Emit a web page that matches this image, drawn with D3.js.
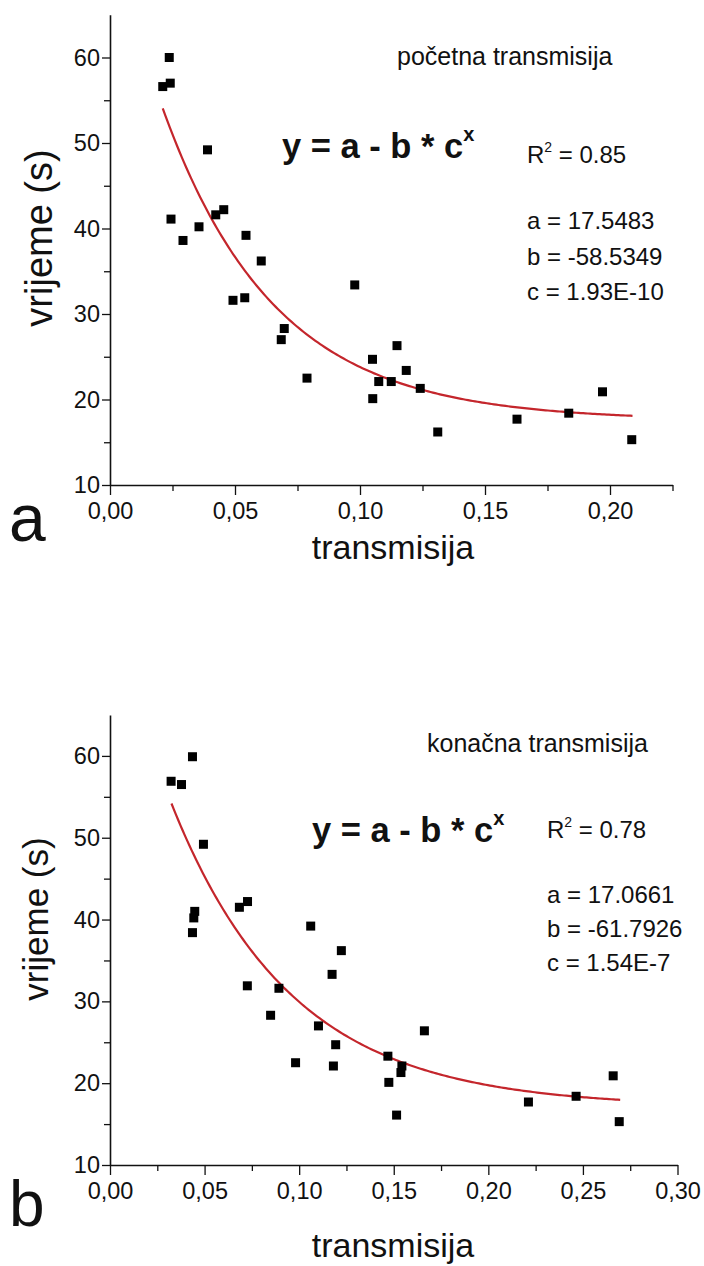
<!DOCTYPE html>
<html><head><meta charset="utf-8">
<script src="https://cdn.jsdelivr.net/npm/d3@7"></script>
<style>
html,body{margin:0;padding:0;background:#fff;}
svg{display:block;}
text{font-family:"Liberation Sans",Arial,sans-serif;fill:#111;}
</style></head>
<body>
<svg id="chart" width="704" height="1266"></svg>
<script>
// ---------- DATA ----------
// Panel a: početna transmisija
const xA = [0.0211,0.0237,0.0241,0.0244,0.0292,0.0356,0.0390,0.0423,0.0455,0.0492,0.0539,0.0544,0.0605,0.0685,0.0697,0.0788,0.0979,0.1050,0.1051,0.1075,0.1125,0.1148,0.1185,0.1241,0.1311,0.1628,0.1835,0.1970,0.2087];
const yA = [56.6,60.0,57.0,41.1,38.6,40.2,49.2,41.6,42.2,31.6,31.9,39.2,36.2,27.0,28.3,22.5,33.4,24.7,20.1,22.1,22.1,26.3,23.4,21.3,16.2,17.7,18.4,20.9,15.3];
const fitA = {a:17.5483, b:-58.5349, c:1.93e-10, xmin:0.0211, xmax:0.2090};
// Panel b: konačna transmisija
const xB = [0.0323,0.0378,0.0436,0.0436,0.0443,0.0448,0.0494,0.0684,0.0726,0.0727,0.0849,0.0893,0.0981,0.1061,0.1102,0.1174,0.1181,0.1193,0.1223,0.1469,0.1474,0.1515,0.1538,0.1543,0.1662,0.2212,0.2464,0.2660,0.2692];
const yB = [56.9,56.5,59.9,38.4,40.2,41.0,49.2,41.5,31.9,42.2,28.3,31.6,22.5,39.2,27.0,33.3,22.1,24.7,36.2,23.3,20.1,16.1,21.3,22.1,26.4,17.7,18.4,20.9,15.3];
const fitB = {a:17.0661, b:-61.7926, c:1.54e-7, xmin:0.0325, xmax:0.2697};

const yTicks = [10,20,30,40,50,60];
const yMinor = [15,25,35,45,55];
const xTicksA = [0.00,0.05,0.10,0.15,0.20];
const xMinorA = [0.025,0.075,0.125,0.175,0.225];
const xTicksB = [0.00,0.05,0.10,0.15,0.20,0.25,0.30];
const xMinorB = [0.025,0.075,0.125,0.175,0.225,0.275];

const panels = [
  {x:xA, y:yA, fit:fitA, xDom:[0,0.225], xRange:[110,672.5], yRange:[485,14.75],
   xt:xTicksA, xm:xMinorA, letter:"a", title:"početna transmisija",
   R2:"0.85", pa:"a = 17.5483", pb:"b = -58.5349", pc:"c = 1.93E-10",
   titleX:397, titleY:65, eqX:282, eqY:158, r2X:527, r2Y:163, parX:527, parY:[229,265,300],
   ylabX:52, ylabY:238, ylabSize:38, letterY:541, letterSize:66, xlabY:559, tickLabY:519},
  {x:xB, y:yB, fit:fitB, xDom:[0,0.30], xRange:[110,677.5], yRange:[1165,715],
   xt:xTicksB, xm:xMinorB, letter:"b", title:"konačna transmisija",
   R2:"0.78", pa:"a = 17.0661", pb:"b = -61.7926", pc:"c = 1.54E-7",
   titleX:427, titleY:752, eqX:312, eqY:842, r2X:547, r2Y:838, parX:547, parY:[903,937,971],
   ylabX:48, ylabY:919, ylabSize:35, letterY:1226, letterSize:64, xlabY:1257, tickLabY:1199}
];

const svg = d3.select("#chart");
const fmtX = d => d3.format(".2f")(d).replace(".", ",");

panels.forEach(p => {
  const x = d3.scaleLinear().domain(p.xDom).range(p.xRange);
  const y = d3.scaleLinear().domain([10,65]).range(p.yRange);
  const g = svg.append("g");
  const x0 = p.xRange[0], y0 = p.yRange[0];

  // minor ticks
  g.append("g").attr("transform",`translate(0,${y0})`)
    .call(d3.axisBottom(x).tickValues(p.xm).tickSize(6).tickFormat(""))
    .call(s=>s.select(".domain").remove())
    .call(s=>s.selectAll("line").attr("stroke","#111").attr("stroke-width",1.3));
  g.append("g").attr("transform",`translate(${x0},0)`)
    .call(d3.axisLeft(y).tickValues(yMinor).tickSize(6).tickFormat(""))
    .call(s=>s.select(".domain").remove())
    .call(s=>s.selectAll("line").attr("stroke","#111").attr("stroke-width",1.3));

  // major axes
  const xa = g.append("g").attr("transform",`translate(0,${y0})`)
    .call(d3.axisBottom(x).tickValues(p.xt).tickSize(10).tickSizeOuter(0).tickPadding(8).tickFormat(fmtX));
  xa.select(".domain").attr("stroke","#111").attr("stroke-width",1.6);
  xa.selectAll("line").attr("stroke","#111").attr("stroke-width",1.3);
  xa.selectAll("text").attr("font-size",23.5).attr("font-family","Liberation Sans, Arial, sans-serif")
    .attr("fill","#111").attr("dy",null).attr("y", p.tickLabY - y0);

  const ya = g.append("g").attr("transform",`translate(${x0},0)`)
    .call(d3.axisLeft(y).tickValues(yTicks).tickSize(8).tickSizeOuter(0).tickPadding(2));
  ya.select(".domain").attr("stroke","#111").attr("stroke-width",1.6);
  ya.selectAll("line").attr("stroke","#111").attr("stroke-width",1.3);
  ya.selectAll("text").attr("font-size",23.5).attr("font-family","Liberation Sans, Arial, sans-serif").attr("fill","#111");

  // fit curve
  const xs = d3.range(0,201).map(i => p.fit.xmin + (p.fit.xmax-p.fit.xmin)*i/200);
  const line = d3.line().x(d=>x(d)).y(d=>y(p.fit.a - p.fit.b*Math.pow(p.fit.c,d)));
  g.append("path").datum(xs).attr("d",line).attr("fill","none")
    .attr("stroke","#c4262c").attr("stroke-width",2.2);

  // points
  const s = 9;
  g.selectAll("rect.pt").data(p.x.map((v,i)=>[v,p.y[i]])).enter().append("rect")
    .attr("class","pt").attr("x",d=>x(d[0])-s/2).attr("y",d=>y(d[1])-s/2)
    .attr("width",s).attr("height",s).attr("fill","#000");

  // texts
  g.append("text").attr("x",p.titleX).attr("y",p.titleY).attr("font-size",25).text(p.title);
  const eq = g.append("text").attr("x",p.eqX).attr("y",p.eqY).attr("font-size",34.5).attr("font-weight","bold");
  eq.append("tspan").text("y = a - b * c");
  eq.append("tspan").attr("font-size",20).attr("dy",-17).text("x");
  const r2 = g.append("text").attr("x",p.r2X).attr("y",p.r2Y).attr("font-size",24);
  r2.append("tspan").text("R");
  r2.append("tspan").attr("font-size",14).attr("dy",-11).text("2");
  r2.append("tspan").attr("dy",11).text(" = "+p.R2);
  [p.pa,p.pb,p.pc].forEach((t,i)=>{
    g.append("text").attr("x",p.parX).attr("y",p.parY[i]).attr("font-size",24).text(t);
  });
  g.append("text").attr("transform",`translate(${p.ylabX},${p.ylabY}) rotate(-90)`)
    .attr("text-anchor","middle").attr("font-size",p.ylabSize).text("vrijeme (s)");
  g.append("text").attr("x",393).attr("y",p.xlabY).attr("text-anchor","middle").attr("font-size",34).text("transmisija");
  g.append("text").attr("x",9).attr("y",p.letterY).attr("font-size",p.letterSize).text(p.letter);
});
</script>
</body></html>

----------

→ Given instruction:
Quote the data above in full and without alteration; skip the pictures.

→ Task result:
Emit a web page that matches this image, drawn with D3.js.
<!DOCTYPE html>
<html><head><meta charset="utf-8">
<script src="https://cdn.jsdelivr.net/npm/d3@7"></script>
<style>
html,body{margin:0;padding:0;background:#fff;}
svg{display:block;}
text{font-family:"Liberation Sans",Arial,sans-serif;fill:#111;}
</style></head>
<body>
<svg id="chart" width="704" height="1266"></svg>
<script>
// ---------- DATA ----------
// Panel a: početna transmisija
const xA = [0.0211,0.0237,0.0241,0.0244,0.0292,0.0356,0.0390,0.0423,0.0455,0.0492,0.0539,0.0544,0.0605,0.0685,0.0697,0.0788,0.0979,0.1050,0.1051,0.1075,0.1125,0.1148,0.1185,0.1241,0.1311,0.1628,0.1835,0.1970,0.2087];
const yA = [56.6,60.0,57.0,41.1,38.6,40.2,49.2,41.6,42.2,31.6,31.9,39.2,36.2,27.0,28.3,22.5,33.4,24.7,20.1,22.1,22.1,26.3,23.4,21.3,16.2,17.7,18.4,20.9,15.3];
const fitA = {a:17.5483, b:-58.5349, c:1.93e-10, xmin:0.0211, xmax:0.2090};
// Panel b: konačna transmisija
const xB = [0.0323,0.0378,0.0436,0.0436,0.0443,0.0448,0.0494,0.0684,0.0726,0.0727,0.0849,0.0893,0.0981,0.1061,0.1102,0.1174,0.1181,0.1193,0.1223,0.1469,0.1474,0.1515,0.1538,0.1543,0.1662,0.2212,0.2464,0.2660,0.2692];
const yB = [56.9,56.5,59.9,38.4,40.2,41.0,49.2,41.5,31.9,42.2,28.3,31.6,22.5,39.2,27.0,33.3,22.1,24.7,36.2,23.3,20.1,16.1,21.3,22.1,26.4,17.7,18.4,20.9,15.3];
const fitB = {a:17.0661, b:-61.7926, c:1.54e-7, xmin:0.0325, xmax:0.2697};

const yTicks = [10,20,30,40,50,60];
const yMinor = [15,25,35,45,55];
const xTicksA = [0.00,0.05,0.10,0.15,0.20];
const xMinorA = [0.025,0.075,0.125,0.175,0.225];
const xTicksB = [0.00,0.05,0.10,0.15,0.20,0.25,0.30];
const xMinorB = [0.025,0.075,0.125,0.175,0.225,0.275];

const panels = [
  {x:xA, y:yA, fit:fitA, xDom:[0,0.225], xRange:[110,672.5], yRange:[485,14.75],
   xt:xTicksA, xm:xMinorA, letter:"a", title:"početna transmisija",
   R2:"0.85", pa:"a = 17.5483", pb:"b = -58.5349", pc:"c = 1.93E-10",
   titleX:397, titleY:65, eqX:282, eqY:158, r2X:527, r2Y:163, parX:527, parY:[229,265,300],
   ylabX:52, ylabY:238, ylabSize:38, letterY:541, letterSize:66, xlabY:559, tickLabY:519},
  {x:xB, y:yB, fit:fitB, xDom:[0,0.30], xRange:[110,677.5], yRange:[1165,715],
   xt:xTicksB, xm:xMinorB, letter:"b", title:"konačna transmisija",
   R2:"0.78", pa:"a = 17.0661", pb:"b = -61.7926", pc:"c = 1.54E-7",
   titleX:427, titleY:752, eqX:312, eqY:842, r2X:547, r2Y:838, parX:547, parY:[903,937,971],
   ylabX:48, ylabY:919, ylabSize:35, letterY:1226, letterSize:64, xlabY:1257, tickLabY:1199}
];

const svg = d3.select("#chart");
const fmtX = d => d3.format(".2f")(d).replace(".", ",");

panels.forEach(p => {
  const x = d3.scaleLinear().domain(p.xDom).range(p.xRange);
  const y = d3.scaleLinear().domain([10,65]).range(p.yRange);
  const g = svg.append("g");
  const x0 = p.xRange[0], y0 = p.yRange[0];

  // minor ticks
  g.append("g").attr("transform",`translate(0,${y0})`)
    .call(d3.axisBottom(x).tickValues(p.xm).tickSize(6).tickFormat(""))
    .call(s=>s.select(".domain").remove())
    .call(s=>s.selectAll("line").attr("stroke","#111").attr("stroke-width",1.3));
  g.append("g").attr("transform",`translate(${x0},0)`)
    .call(d3.axisLeft(y).tickValues(yMinor).tickSize(6).tickFormat(""))
    .call(s=>s.select(".domain").remove())
    .call(s=>s.selectAll("line").attr("stroke","#111").attr("stroke-width",1.3));

  // major axes
  const xa = g.append("g").attr("transform",`translate(0,${y0})`)
    .call(d3.axisBottom(x).tickValues(p.xt).tickSize(10).tickSizeOuter(0).tickPadding(8).tickFormat(fmtX));
  xa.select(".domain").attr("stroke","#111").attr("stroke-width",1.6);
  xa.selectAll("line").attr("stroke","#111").attr("stroke-width",1.3);
  xa.selectAll("text").attr("font-size",23.5).attr("font-family","Liberation Sans, Arial, sans-serif")
    .attr("fill","#111").attr("dy",null).attr("y", p.tickLabY - y0);

  const ya = g.append("g").attr("transform",`translate(${x0},0)`)
    .call(d3.axisLeft(y).tickValues(yTicks).tickSize(8).tickSizeOuter(0).tickPadding(2));
  ya.select(".domain").attr("stroke","#111").attr("stroke-width",1.6);
  ya.selectAll("line").attr("stroke","#111").attr("stroke-width",1.3);
  ya.selectAll("text").attr("font-size",23.5).attr("font-family","Liberation Sans, Arial, sans-serif").attr("fill","#111");

  // fit curve
  const xs = d3.range(0,201).map(i => p.fit.xmin + (p.fit.xmax-p.fit.xmin)*i/200);
  const line = d3.line().x(d=>x(d)).y(d=>y(p.fit.a - p.fit.b*Math.pow(p.fit.c,d)));
  g.append("path").datum(xs).attr("d",line).attr("fill","none")
    .attr("stroke","#c4262c").attr("stroke-width",2.2);

  // points
  const s = 9;
  g.selectAll("rect.pt").data(p.x.map((v,i)=>[v,p.y[i]])).enter().append("rect")
    .attr("class","pt").attr("x",d=>x(d[0])-s/2).attr("y",d=>y(d[1])-s/2)
    .attr("width",s).attr("height",s).attr("fill","#000");

  // texts
  g.append("text").attr("x",p.titleX).attr("y",p.titleY).attr("font-size",25).text(p.title);
  const eq = g.append("text").attr("x",p.eqX).attr("y",p.eqY).attr("font-size",34.5).attr("font-weight","bold");
  eq.append("tspan").text("y = a - b * c");
  eq.append("tspan").attr("font-size",20).attr("dy",-17).text("x");
  const r2 = g.append("text").attr("x",p.r2X).attr("y",p.r2Y).attr("font-size",24);
  r2.append("tspan").text("R");
  r2.append("tspan").attr("font-size",14).attr("dy",-11).text("2");
  r2.append("tspan").attr("dy",11).text(" = "+p.R2);
  [p.pa,p.pb,p.pc].forEach((t,i)=>{
    g.append("text").attr("x",p.parX).attr("y",p.parY[i]).attr("font-size",24).text(t);
  });
  g.append("text").attr("transform",`translate(${p.ylabX},${p.ylabY}) rotate(-90)`)
    .attr("text-anchor","middle").attr("font-size",p.ylabSize).text("vrijeme (s)");
  g.append("text").attr("x",393).attr("y",p.xlabY).attr("text-anchor","middle").attr("font-size",34).text("transmisija");
  g.append("text").attr("x",9).attr("y",p.letterY).attr("font-size",p.letterSize).text(p.letter);
});
</script>
</body></html>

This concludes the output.